Silos were efficient in a pre-AI world. Division of labor made sense when information moved slowly, and tools required years of expertise. But now, anyone can spin up an LLM, feed it market research, write a spec, generate design concepts, and scaffold an app in the same morning.

The product world has shifted from hand-offs to loops. Context is now the real superpower. The ability to zoom out and connect insights across business, design, and engineering makes the difference between reactive product work and strategic invention.

The how

Let's make it tangible.

Picture a PM vibing an idea with an LLM. They describe a problem, iterate on user stories, refine scope, and by the end of the chat, have a detailed PRD, a task list, and even example API endpoints. They feed that to a prototyping agent that generates a working UI. By lunch, the team is discussing real interactions, not wireframes.

That's the super-T workflow: a deep core skill (say, product strategy) combined with broad AI-assisted literacy across design, tech, and storytelling. It's not about replacing specialists. It's about understanding the system well enough to guide it fluidly.

To operate this way, teams need three shifts:

  1. Tool fluency over tool ownership. You don't have to be a Figma expert, but you need to move inside it comfortably enough to communicate intent.
  2. Systemic thinking over linear processes. Instead of sequential steps (research → design → build), think in feedback loops where AI fills in the gaps.
  3. AI as connective tissue. Use LLMs, visual generators, and orchestration tools not just for speed, but for better context-sharing across disciplines.

The Super-T Framework

If the traditional T-shaped model showed depth in one area and breadth across others, the Super-T adds a connective layer of AI-assisted intelligence that magnifies both.

Visualize it like this:

  • The vertical bar still represents your deep craft—product strategy, design, or engineering.
  • The horizontal bar represents cross-domain fluency—understanding the workflows, incentives, and constraints of other disciplines.
  • The AI halo around the T is what makes it super: it accelerates learning, automates translation between domains, and amplifies decision-making.

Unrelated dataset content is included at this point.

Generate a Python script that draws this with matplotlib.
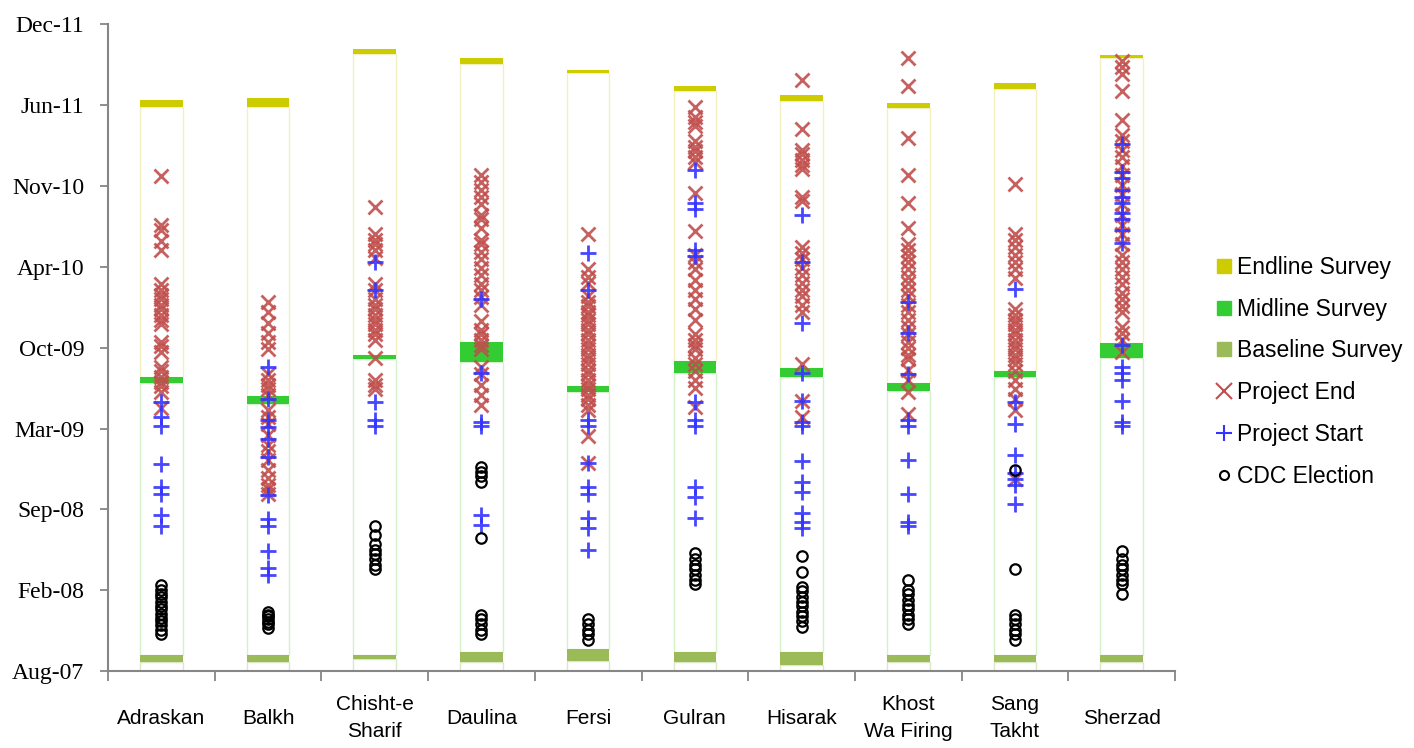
import numpy as np
import matplotlib
matplotlib.use('Agg')
import matplotlib.pyplot as plt
from matplotlib.lines import Line2D
from datetime import datetime, timedelta

# districts on the x axis
districts = ['Adraskan', 'Balkh', 'Chisht-e\nSharif', 'Daulina', 'Fersi', 'Gulran',
             'Hisarak', 'Khost\nWa Firing', 'Sang\nTakht', 'Sherzad']

# survey periods (decimal years, start / end)
baseline_start = [2007.64, 2007.64, 2007.66, 2007.64, 2007.65, 2007.64, 2007.62, 2007.64, 2007.64, 2007.64]
baseline_end   = [2007.69, 2007.69, 2007.69, 2007.71, 2007.73, 2007.71, 2007.71, 2007.69, 2007.69, 2007.69]
midline_start  = [2009.53, 2009.39, 2009.69, 2009.67, 2009.47, 2009.60, 2009.57, 2009.48, 2009.57, 2009.70]
midline_end    = [2009.57, 2009.44, 2009.72, 2009.81, 2009.51, 2009.68, 2009.63, 2009.53, 2009.61, 2009.80]
endline_start  = [2011.40, 2011.40, 2011.76, 2011.69, 2011.63, 2011.51, 2011.44, 2011.39, 2011.52, 2011.73]
endline_end    = [2011.45, 2011.46, 2011.79, 2011.73, 2011.65, 2011.54, 2011.48, 2011.43, 2011.56, 2011.75]

# project end dates per district
project_end = [
    [2010.93, 2010.60, 2010.57, 2010.49, 2010.43, 2010.20, 2010.16, 2010.13, 2010.10, 2010.06, 2010.03,
     2009.99, 2009.96, 2009.93, 2009.81, 2009.78, 2009.74, 2009.64, 2009.61, 2009.57, 2009.54, 2009.51,
     2009.47, 2009.36],
    [2010.08, 2010.01, 2009.94, 2009.87, 2009.81, 2009.76, 2009.59, 2009.55, 2009.52, 2009.49, 2009.45,
     2009.35, 2009.30, 2009.25, 2009.18, 2009.11, 2009.07, 2009.01, 2008.94, 2008.89, 2008.84, 2008.81,
     2008.78],
    [2010.72, 2010.54, 2010.50, 2010.47, 2010.43, 2010.38, 2010.20, 2010.16, 2010.10, 2010.06, 2010.03,
     2009.99, 2009.96, 2009.93, 2009.89, 2009.86, 2009.82, 2009.70, 2009.55, 2009.52, 2009.49],
    [2010.94, 2010.89, 2010.84, 2010.79, 2010.74, 2010.67, 2010.64, 2010.58, 2010.50, 2010.47, 2010.42,
     2010.37, 2010.31, 2010.26, 2010.20, 2010.16, 2010.11, 2010.06, 2009.95, 2009.89, 2009.86, 2009.82,
     2009.79, 2009.76, 2009.64, 2009.59, 2009.52, 2009.45, 2009.38],
    [2010.54, 2010.30, 2010.25, 2010.21, 2010.12, 2010.08, 2010.05, 2010.01, 2009.99, 2009.96, 2009.93,
     2009.89, 2009.86, 2009.82, 2009.79, 2009.76, 2009.72, 2009.69, 2009.66, 2009.62, 2009.59, 2009.55,
     2009.52, 2009.49, 2009.45, 2009.42, 2009.38, 2009.35, 2009.17, 2008.99],
    [2011.40, 2011.33, 2011.30, 2011.27, 2011.17, 2011.13, 2011.10, 2011.06, 2011.03, 2010.82, 2010.56,
     2010.40, 2010.35, 2010.30, 2010.23, 2010.16, 2010.10, 2010.03, 2009.96, 2009.86, 2009.82, 2009.79,
     2009.76, 2009.70, 2009.66, 2009.61, 2009.55, 2009.50, 2009.37],
    [2011.58, 2011.25, 2011.11, 2011.08, 2011.04, 2011.01, 2010.98, 2010.79, 2010.76, 2010.45, 2010.41,
     2010.37, 2010.31, 2010.26, 2010.21, 2010.16, 2010.12, 2010.06, 2010.01, 2009.66, 2009.41, 2009.30],
    [2011.73, 2011.54, 2011.19, 2010.94, 2010.75, 2010.58, 2010.47, 2010.43, 2010.39, 2010.35, 2010.30,
     2010.25, 2010.21, 2010.16, 2010.12, 2010.06, 2010.01, 2009.96, 2009.91, 2009.86, 2009.81, 2009.77,
     2009.72, 2009.69, 2009.62, 2009.55, 2009.47, 2009.32],
    [2010.88, 2010.54, 2010.50, 2010.45, 2010.40, 2010.35, 2010.30, 2010.24, 2010.03, 2009.99, 2009.96,
     2009.93, 2009.89, 2009.86, 2009.82, 2009.79, 2009.76, 2009.72, 2009.69, 2009.66, 2009.61, 2009.55,
     2009.49, 2009.42, 2009.35, 2008.88],
    [2011.71, 2011.67, 2011.62, 2011.51, 2011.31, 2011.21, 2011.17, 2011.11, 2011.06, 2011.00, 2010.94,
     2010.87, 2010.81, 2010.74, 2010.67, 2010.60, 2010.54, 2010.47, 2010.40, 2010.35, 2010.30, 2010.25,
     2010.20, 2010.14, 2010.10, 2010.05, 2010.01, 2009.91, 2009.87, 2009.82, 2009.74],
]

# project start dates per district
project_start = [
    [2009.40, 2009.30, 2009.24, 2008.98, 2008.83, 2008.78, 2008.64, 2008.56],
    [2009.64, 2009.42, 2009.28, 2009.23, 2009.15, 2009.03, 2008.77, 2008.61, 2008.56, 2008.39, 2008.28, 2008.23],
    [2010.35, 2010.16, 2009.40, 2009.28, 2009.24],
    [2010.10, 2009.60, 2009.27, 2009.24, 2008.64, 2008.57],
    [2010.41, 2010.16, 2009.28, 2009.24, 2008.99, 2008.83, 2008.78, 2008.62, 2008.55, 2008.40],
    [2010.97, 2010.75, 2010.71, 2010.43, 2010.39, 2009.40, 2009.28, 2009.24, 2008.83, 2008.76, 2008.62],
    [2010.67, 2010.35, 2009.94, 2009.60, 2009.41, 2009.27, 2009.24, 2009.00, 2008.86, 2008.79, 2008.65,
     2008.59, 2008.55],
    [2010.08, 2009.87, 2009.59, 2009.28, 2009.24, 2009.01, 2008.78, 2008.59, 2008.56],
    [2010.17, 2009.40, 2009.25, 2009.04, 2008.92, 2008.88, 2008.84, 2008.71],
    [2011.15, 2010.96, 2010.92, 2010.84, 2010.79, 2010.75, 2010.68, 2010.64, 2010.57, 2010.48, 2009.79,
     2009.64, 2009.60, 2009.55, 2009.41, 2009.27, 2009.24],
]

# CDC election dates per district
cdc_election = [
    [2008.16, 2008.13, 2008.10, 2008.08, 2008.05, 2008.02, 2008.00, 2007.97, 2007.94, 2007.92, 2007.89,
     2007.86, 2007.83],
    [2007.98, 2007.96, 2007.95, 2007.93, 2007.91, 2007.90, 2007.87],
    [2008.56, 2008.50, 2008.44, 2008.40, 2008.37, 2008.34, 2008.30, 2008.27],
    [2008.96, 2008.93, 2008.90, 2008.86, 2008.48, 2007.96, 2007.93, 2007.90, 2007.86, 2007.83],
    [2007.93, 2007.90, 2007.86, 2007.83, 2007.79],
    [2008.38, 2008.34, 2008.30, 2008.27, 2008.23, 2008.20, 2008.17],
    [2008.36, 2008.25, 2008.15, 2008.12, 2008.08, 2008.05, 2008.02, 2007.98, 2007.95, 2007.92, 2007.88],
    [2008.20, 2008.13, 2008.10, 2008.06, 2008.03, 2008.00, 2007.96, 2007.93, 2007.90],
    [2008.94, 2008.27, 2007.96, 2007.93, 2007.90, 2007.86, 2007.83, 2007.79],
    [2008.39, 2008.34, 2008.30, 2008.27, 2008.23, 2008.20, 2008.17, 2008.10],
]


def dec_year(d):
    y0 = datetime(d.year, 1, 1)
    return d.year + (d - y0).days / (datetime(d.year + 1, 1, 1) - y0).days


c_end = '#CCCC00'
c_mid = '#33CC33'
c_base = '#9BBB59'
c_x = '#C0504D'
c_plus = '#3333FF'
grey = '#868686'

tick_dates = [datetime(2007, 8, 1) + timedelta(days=200 * k) for k in range(9)]
tick_pos = [dec_year(d) for d in tick_dates]
ymin, ymax = tick_pos[0], tick_pos[-1]

fig = plt.figure(figsize=(14.14, 7.48), dpi=100)
ax = fig.add_axes([108 / 1414, 77 / 748, 1067 / 1414, 647 / 748])

x = np.arange(len(districts))
w = 0.4
bs, be = np.array(baseline_start), np.array(baseline_end)
ms_, me = np.array(midline_start), np.array(midline_end)
es, ee = np.array(endline_start), np.array(endline_end)

# outline boxes
ax.bar(x, bs - ymin, w, bottom=ymin, color='white', edgecolor='#dbe8c8', lw=1, zorder=1)
ax.bar(x, ms_ - be, w, bottom=be, color='white', edgecolor='#d6f0cc', lw=1, zorder=1)
ax.bar(x, es - me, w, bottom=me, color='white', edgecolor='#f0f0c0', lw=1, zorder=1)
# survey bands
ax.bar(x, be - bs, w, bottom=bs, color=c_base, lw=0, zorder=2)
ax.bar(x, me - ms_, w, bottom=ms_, color=c_mid, lw=0, zorder=2)
ax.bar(x, ee - es, w, bottom=es, color=c_end, lw=0, zorder=2)

for i in range(len(districts)):
    ax.plot(np.full(len(project_end[i]), i), project_end[i], ls='none', marker='x',
            ms=10, mew=2, color=c_x, alpha=0.9, zorder=3)
    ax.plot(np.full(len(project_start[i]), i), project_start[i], ls='none', marker='+',
            ms=11, mew=2, color=c_plus, alpha=0.9, zorder=4)
    ax.plot(np.full(len(cdc_election[i]), i), cdc_election[i], ls='none', marker='o',
            ms=7.5, mew=1.6, mfc='none', mec='black', zorder=5)

ax.set_xlim(-0.5, len(districts) - 0.5)
ax.set_ylim(ymin, ymax)

ax.set_yticks(tick_pos)
ax.set_yticklabels([d.strftime('%b-%y') for d in tick_dates], family='Liberation Serif', fontsize=17)
ax.tick_params(axis='y', length=6, width=1.3, color=grey, pad=11)

ax.set_xticks(x)
ax.set_xticklabels(districts, family='Liberation Sans', fontsize=15, va='center', linespacing=1.5)
ax.tick_params(axis='x', which='major', length=0, pad=34)
ax.set_xticks(np.arange(-0.5, len(districts)), minor=True)
ax.tick_params(axis='x', which='minor', length=7, width=1.3, color=grey)

for s in ['top', 'right']:
    ax.spines[s].set_visible(False)
for s in ['left', 'bottom']:
    ax.spines[s].set_color(grey)
    ax.spines[s].set_linewidth(1.5)

handles = [
    Line2D([], [], ls='none', marker='s', ms=10, color=c_end),
    Line2D([], [], ls='none', marker='s', ms=10, color=c_mid),
    Line2D([], [], ls='none', marker='s', ms=10, color=c_base),
    Line2D([], [], ls='none', marker='x', ms=11, mew=1.5, color=c_x),
    Line2D([], [], ls='none', marker='+', ms=12, mew=1.5, color=c_plus),
    Line2D([], [], ls='none', marker='o', ms=6.5, mew=1.5, mfc='none', mec='black'),
]
labels = ['Endline Survey', 'Midline Survey', 'Baseline Survey', 'Project End',
          'Project Start', 'CDC Election']
fig.legend(handles, labels, loc='center left', bbox_to_anchor=(0.852, 0.503), frameon=False,
           prop={'family': 'Liberation Sans', 'size': 16.5}, handlelength=0.65,
           handletextpad=0.25, labelspacing=0.82, borderpad=0)

plt.savefig('out.png', dpi=100)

Super-T Framework visualization showing the traditional T-shape enhanced with an AI halo that connects disciplines and amplifies both depth and breadth

In practice, a Super-T person:

  • Uses AI to move faster across the horizontal bar (gaining context across functions).
  • Uses AI to go deeper down the vertical bar (expanding mastery in their core craft).
  • Connects people, ideas, and tools through shared context, not just documentation.

When teams are filled with Super-Ts, they start operating as systems instead of pipelines. Everyone can initiate, contribute, and adapt because the connective intelligence layer makes boundaries permeable.

Challenges

It's not all sunshine and speed runs.

Cross-disciplinary work introduces friction. Who owns quality? How do you avoid superficial “AI mashups” that look good but lack depth? The answer lies in culture, not just capability. You need trust, shared language, and humility to learn from each other.

AI amplifies curiosity but also exposes ignorance fast. The best super-Ts embrace that. They use AI as a mirror, constantly testing assumptions and deepening their understanding of the whole product system.

Concluding

The super-T era isn't about becoming a polymath overnight. It's about using AI to stretch your T-shaped skills wider and deeper, connecting what used to be separate.

The teams that win will be those who see AI not as a productivity hack, but as the glue that turns individuals into systems thinkers.

This is the new shape of product.

Frequently asked questions

  • What is a "super-T" product person?

    A "super-T" product person combines deep expertise in one area with broad knowledge across others, using AI to connect disciplines and make faster, smarter decisions.

  • How does AI enable this new kind of product work?

    AI tools remove traditional boundaries by helping people design, write, code, and analyze faster, turning context-switching into an advantage instead of a burden.

  • Does this mean specialists are obsolete?

    Not at all. Specialists remain critical, but the most effective teams combine deep skill with broad, AI-augmented curiosity across roles.